Before the Bedside Manner

Font Size:

Health care licensing regulators grapple with innovation, safety, and expertise when credentialing providers.

Font Size:

An increasing share of Americans hold jobs requiring a license of some sort. In 2018, the U.S. Bureau of Labor Statistics reported that 24.1 percent of workers in the United States hold a government license, privately issued certification, or both.

Health care is one of the most regulated industries in the United States. Governments regulate health care to protect their citizens’ lives and health by ensuring that citizens receive health care and advice from qualified professionals. Not all forms of professional accreditation in the field, however, come from government entities.

Licensing involves a regulatory agency or body formally recognizing that an individual possesses all qualifications to practice a profession within a state. These requirements often include “some combination of education, training and examination to demonstrate competency.”

In addition to regulations from agencies or accrediting bodies, certification frequently concerns a national professional board providing a practitioner a credential “in addition to their primary qualifying degree and examination.”

Health care practitioners must navigate this range of approving bodies and comply with professional requirements while also caring for patients and adapting to their needs. Commentators recognize a potential tension between innovation in the industry and compliance with regulations, but most attention focuses on just one side of this possible tension—either new treatment and technology—instead of the current governing mandates underscoring health care practice today.

This seminar highlights selected scholarship on how the health care industry grapples with regulations affecting occupational licensing for health care providers, as well as the field’s push for innovation.

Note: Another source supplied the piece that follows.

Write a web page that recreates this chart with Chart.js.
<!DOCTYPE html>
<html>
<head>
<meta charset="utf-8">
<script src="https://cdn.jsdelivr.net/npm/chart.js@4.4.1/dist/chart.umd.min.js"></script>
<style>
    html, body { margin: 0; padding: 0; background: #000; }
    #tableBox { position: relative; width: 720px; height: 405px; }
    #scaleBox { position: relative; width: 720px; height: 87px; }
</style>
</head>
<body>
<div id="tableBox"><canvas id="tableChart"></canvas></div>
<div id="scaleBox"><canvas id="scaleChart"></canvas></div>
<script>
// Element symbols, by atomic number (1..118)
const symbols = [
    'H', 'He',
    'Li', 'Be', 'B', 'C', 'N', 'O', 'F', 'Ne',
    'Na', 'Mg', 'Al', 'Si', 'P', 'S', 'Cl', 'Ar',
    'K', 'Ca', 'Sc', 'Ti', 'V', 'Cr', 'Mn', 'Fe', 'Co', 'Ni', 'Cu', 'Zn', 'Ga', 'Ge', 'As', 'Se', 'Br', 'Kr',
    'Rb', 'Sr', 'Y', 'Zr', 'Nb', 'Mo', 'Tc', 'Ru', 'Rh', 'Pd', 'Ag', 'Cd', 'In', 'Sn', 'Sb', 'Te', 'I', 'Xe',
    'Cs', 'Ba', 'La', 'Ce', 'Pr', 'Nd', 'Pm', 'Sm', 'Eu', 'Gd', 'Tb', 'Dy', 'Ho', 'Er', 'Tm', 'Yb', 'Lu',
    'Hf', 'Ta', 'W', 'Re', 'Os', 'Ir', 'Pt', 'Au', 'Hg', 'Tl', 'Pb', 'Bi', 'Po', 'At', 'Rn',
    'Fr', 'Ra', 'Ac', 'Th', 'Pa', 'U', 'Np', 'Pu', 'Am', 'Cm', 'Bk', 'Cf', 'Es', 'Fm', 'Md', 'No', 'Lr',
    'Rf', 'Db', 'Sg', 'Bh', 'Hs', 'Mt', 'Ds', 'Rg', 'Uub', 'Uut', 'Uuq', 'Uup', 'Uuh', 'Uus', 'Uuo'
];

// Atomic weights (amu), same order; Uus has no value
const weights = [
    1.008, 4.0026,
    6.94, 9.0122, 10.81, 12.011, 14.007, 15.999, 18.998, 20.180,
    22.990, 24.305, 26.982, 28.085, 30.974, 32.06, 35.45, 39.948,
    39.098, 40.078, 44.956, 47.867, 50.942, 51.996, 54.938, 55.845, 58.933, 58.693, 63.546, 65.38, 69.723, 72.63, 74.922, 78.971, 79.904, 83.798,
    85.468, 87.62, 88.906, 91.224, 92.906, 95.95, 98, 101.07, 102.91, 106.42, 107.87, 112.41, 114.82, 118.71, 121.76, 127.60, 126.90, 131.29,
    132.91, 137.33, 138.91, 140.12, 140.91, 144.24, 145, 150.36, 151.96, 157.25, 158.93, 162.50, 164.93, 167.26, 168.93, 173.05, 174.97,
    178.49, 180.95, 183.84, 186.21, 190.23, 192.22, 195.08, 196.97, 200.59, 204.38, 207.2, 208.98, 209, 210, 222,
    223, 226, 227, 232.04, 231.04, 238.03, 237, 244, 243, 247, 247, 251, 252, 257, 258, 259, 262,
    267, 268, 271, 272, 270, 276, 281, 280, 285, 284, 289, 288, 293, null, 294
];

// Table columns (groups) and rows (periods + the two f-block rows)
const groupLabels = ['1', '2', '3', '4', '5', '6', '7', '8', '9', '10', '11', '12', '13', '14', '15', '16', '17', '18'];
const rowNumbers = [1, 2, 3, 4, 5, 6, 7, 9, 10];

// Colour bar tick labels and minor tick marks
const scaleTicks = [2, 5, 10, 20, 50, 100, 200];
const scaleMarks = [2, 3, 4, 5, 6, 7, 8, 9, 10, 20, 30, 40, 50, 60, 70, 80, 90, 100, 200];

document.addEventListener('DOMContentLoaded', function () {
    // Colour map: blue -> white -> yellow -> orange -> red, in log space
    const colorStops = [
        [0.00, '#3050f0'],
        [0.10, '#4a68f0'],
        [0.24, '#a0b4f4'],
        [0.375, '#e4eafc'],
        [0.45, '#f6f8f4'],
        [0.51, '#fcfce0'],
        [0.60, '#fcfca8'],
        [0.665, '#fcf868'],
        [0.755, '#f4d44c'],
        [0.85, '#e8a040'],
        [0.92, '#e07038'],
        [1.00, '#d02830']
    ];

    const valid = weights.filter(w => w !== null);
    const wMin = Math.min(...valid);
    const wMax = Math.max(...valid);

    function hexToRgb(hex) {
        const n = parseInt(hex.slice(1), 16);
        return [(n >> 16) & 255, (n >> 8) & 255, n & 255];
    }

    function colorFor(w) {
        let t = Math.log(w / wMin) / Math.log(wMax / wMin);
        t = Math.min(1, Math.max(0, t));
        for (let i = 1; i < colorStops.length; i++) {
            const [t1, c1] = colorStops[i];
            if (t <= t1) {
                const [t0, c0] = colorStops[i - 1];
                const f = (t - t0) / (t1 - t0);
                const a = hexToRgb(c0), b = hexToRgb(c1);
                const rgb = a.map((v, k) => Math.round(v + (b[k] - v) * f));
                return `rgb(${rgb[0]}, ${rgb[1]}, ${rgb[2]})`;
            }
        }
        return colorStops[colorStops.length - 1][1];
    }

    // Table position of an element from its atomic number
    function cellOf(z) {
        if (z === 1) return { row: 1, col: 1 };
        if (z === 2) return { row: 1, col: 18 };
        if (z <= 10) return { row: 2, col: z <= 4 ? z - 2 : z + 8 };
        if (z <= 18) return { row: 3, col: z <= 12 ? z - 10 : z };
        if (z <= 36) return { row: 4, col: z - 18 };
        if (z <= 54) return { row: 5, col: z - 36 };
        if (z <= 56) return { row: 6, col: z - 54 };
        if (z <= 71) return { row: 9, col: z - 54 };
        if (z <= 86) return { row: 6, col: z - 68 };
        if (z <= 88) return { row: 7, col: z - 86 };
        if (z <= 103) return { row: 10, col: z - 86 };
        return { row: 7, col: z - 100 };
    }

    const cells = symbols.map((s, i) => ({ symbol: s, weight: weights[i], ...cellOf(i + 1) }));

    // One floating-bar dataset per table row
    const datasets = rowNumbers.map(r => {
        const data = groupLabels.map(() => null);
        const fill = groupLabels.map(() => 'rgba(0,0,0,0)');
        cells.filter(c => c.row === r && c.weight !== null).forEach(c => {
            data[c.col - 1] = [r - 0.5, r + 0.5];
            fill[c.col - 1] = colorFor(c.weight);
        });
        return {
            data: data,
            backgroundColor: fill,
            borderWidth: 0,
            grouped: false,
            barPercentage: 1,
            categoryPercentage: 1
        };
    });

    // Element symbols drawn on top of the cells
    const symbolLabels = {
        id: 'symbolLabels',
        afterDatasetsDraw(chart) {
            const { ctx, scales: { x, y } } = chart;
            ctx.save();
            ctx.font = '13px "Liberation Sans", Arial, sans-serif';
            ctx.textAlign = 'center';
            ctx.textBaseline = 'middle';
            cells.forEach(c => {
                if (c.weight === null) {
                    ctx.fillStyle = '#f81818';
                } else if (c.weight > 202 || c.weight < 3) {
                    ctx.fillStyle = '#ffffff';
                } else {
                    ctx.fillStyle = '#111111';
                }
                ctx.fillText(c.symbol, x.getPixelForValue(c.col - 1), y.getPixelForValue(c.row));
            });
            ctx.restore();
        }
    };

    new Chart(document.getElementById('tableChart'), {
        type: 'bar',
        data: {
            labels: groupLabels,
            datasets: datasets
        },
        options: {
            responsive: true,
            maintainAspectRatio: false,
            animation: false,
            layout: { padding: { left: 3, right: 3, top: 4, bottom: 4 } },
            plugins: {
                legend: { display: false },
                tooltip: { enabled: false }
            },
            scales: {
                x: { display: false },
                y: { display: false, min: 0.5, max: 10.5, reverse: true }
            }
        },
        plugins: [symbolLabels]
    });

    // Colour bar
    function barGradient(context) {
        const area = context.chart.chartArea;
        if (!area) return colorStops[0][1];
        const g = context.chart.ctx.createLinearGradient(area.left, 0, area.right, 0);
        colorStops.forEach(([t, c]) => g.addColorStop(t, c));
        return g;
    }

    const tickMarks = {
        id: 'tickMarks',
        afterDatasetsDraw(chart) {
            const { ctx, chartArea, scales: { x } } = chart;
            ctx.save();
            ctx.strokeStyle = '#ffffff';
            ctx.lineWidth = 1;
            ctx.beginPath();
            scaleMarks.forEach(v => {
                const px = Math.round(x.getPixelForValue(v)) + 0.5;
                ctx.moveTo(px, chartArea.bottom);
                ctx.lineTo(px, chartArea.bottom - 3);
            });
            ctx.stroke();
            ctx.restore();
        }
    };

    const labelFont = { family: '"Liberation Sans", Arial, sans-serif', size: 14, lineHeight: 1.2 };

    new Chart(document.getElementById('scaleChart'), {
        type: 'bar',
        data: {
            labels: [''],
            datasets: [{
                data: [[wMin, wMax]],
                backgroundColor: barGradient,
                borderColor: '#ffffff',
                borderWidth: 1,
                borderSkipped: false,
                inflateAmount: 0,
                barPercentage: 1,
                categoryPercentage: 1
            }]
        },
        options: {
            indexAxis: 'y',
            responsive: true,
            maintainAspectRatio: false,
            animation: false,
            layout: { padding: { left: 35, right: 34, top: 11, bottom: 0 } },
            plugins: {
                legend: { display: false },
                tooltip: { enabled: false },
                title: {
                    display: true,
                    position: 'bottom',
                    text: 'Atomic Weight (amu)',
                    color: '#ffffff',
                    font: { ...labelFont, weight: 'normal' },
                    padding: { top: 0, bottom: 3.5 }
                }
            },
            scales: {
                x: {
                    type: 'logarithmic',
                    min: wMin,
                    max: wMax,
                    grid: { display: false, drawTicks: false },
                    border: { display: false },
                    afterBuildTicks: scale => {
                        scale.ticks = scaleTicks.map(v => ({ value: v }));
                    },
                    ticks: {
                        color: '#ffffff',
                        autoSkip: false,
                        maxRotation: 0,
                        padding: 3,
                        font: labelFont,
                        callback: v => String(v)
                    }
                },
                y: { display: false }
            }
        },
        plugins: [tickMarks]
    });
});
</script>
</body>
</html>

  • Regulatory authorities governing medicine, nursing, and pharmacy should “exercise thoughtful, deliberate decision making” when establishing board policies and regulations and should balance “market-driven decisions” with “accountability and responsiveness to the public interest,” argue David C. Benton, Carmen A. Catizone, and Humayun Chaudhry. Their article in the Journal of Medical Regulation also highlights health care regulators’ need to accommodate new health care delivery technologies and treatments “without abandoning their core responsibility to regulate with the best interests of the public in mind.”
  • A 2018 Texas state law prevents hospitals from using maintenance of certification (MOC), a program intended to ensure physicians are up to date on medical knowledge, as the sole factor they consider when differentiating between doctors.David Johnson, a physician at UT Southwestern Medical Center, argues in the Journal of the American Medical Association that “although criticism of recertification programs and MOC is not unprecedented, seeking legislative reprieve from state governments” is unusual and “may have unintended consequences.” Johnson asserts that, because medical boards normally self-regulate physicians and physician licensing, this law could lead to unwanted future state “intervention into the practice of medicine.”
  • In a recent paper published in Academic Medicine, the journal of the Association of American Medical Colleges, Humayun Chaudhry, Darrell G. Kirch, Thomas J. Nasca, and their co-authors explain how they and other leaders of the national organizations responsible for self-regulation in medicine have come together as the Coalition for Physician Accountability. Members of the coalition “recognize that self-regulation is an earned privilege, bestowed upon the medical profession in return for service to the public, and that it involves major shared responsibilities.” They also acknowledge that achieving the “quadruple aim of enhancing patient experience and improving population health while lowering costs and improving the work life of clinicians and staff is becoming more challenging” in the United States. To address the increasing challenges, these leaders of the organizations responsible for accreditation, assessment, licensure, and certification formed the coalition, so that they could collaborate and develop effective solutions.  
  • “An evolving healthcare system requires evolving professional regulation to keep pace with system growth and chang,” write Elizabeth Wenghofer and Sophia M. Kam of Laurentian University in a 2017 paper. They argue that advancing the health care profession to keep pace with its changing landscape may require efforts to “un-silo” health profession regulators. Wenghofer and Kam assert that interprofessional regulation is crucial in systems requiring “collective and additive competence” such as the health care industry.
  • Do professional regulations benefit the public or burden professionals? In a recent paper in the Journal of Research in Nursing, Elaine Maxwell explores a debate between two professionals about the proper role of regulation in health care. Maxwell explains that the Chief Executive Officer of the Nursing and Midwifery Council, Jackie Smith, argues that, instead of mainly focusing on “fitness to practice,” regulators should “be a force for development and improvement.” Maxwell also highlights Peter Carter’s counter-argument that “regulation is not a panacea that prevents organizational or system-wide failures.” Maxwell concludes by explaining that many people support moving away from focusing on private practitioners in isolation and, instead, scrutinizing “the context in which they practice, providing support for continuous development and helping individuals adjust to changing circumstances.”

The Saturday Seminar is a weekly feature that aims to put into written form the kind of content that would be conveyed in a live seminar involving regulatory experts. Each week, The Regulatory Review publishes a brief overview of a selected regulatory topic and then distills recent research and scholarly writing on that topic.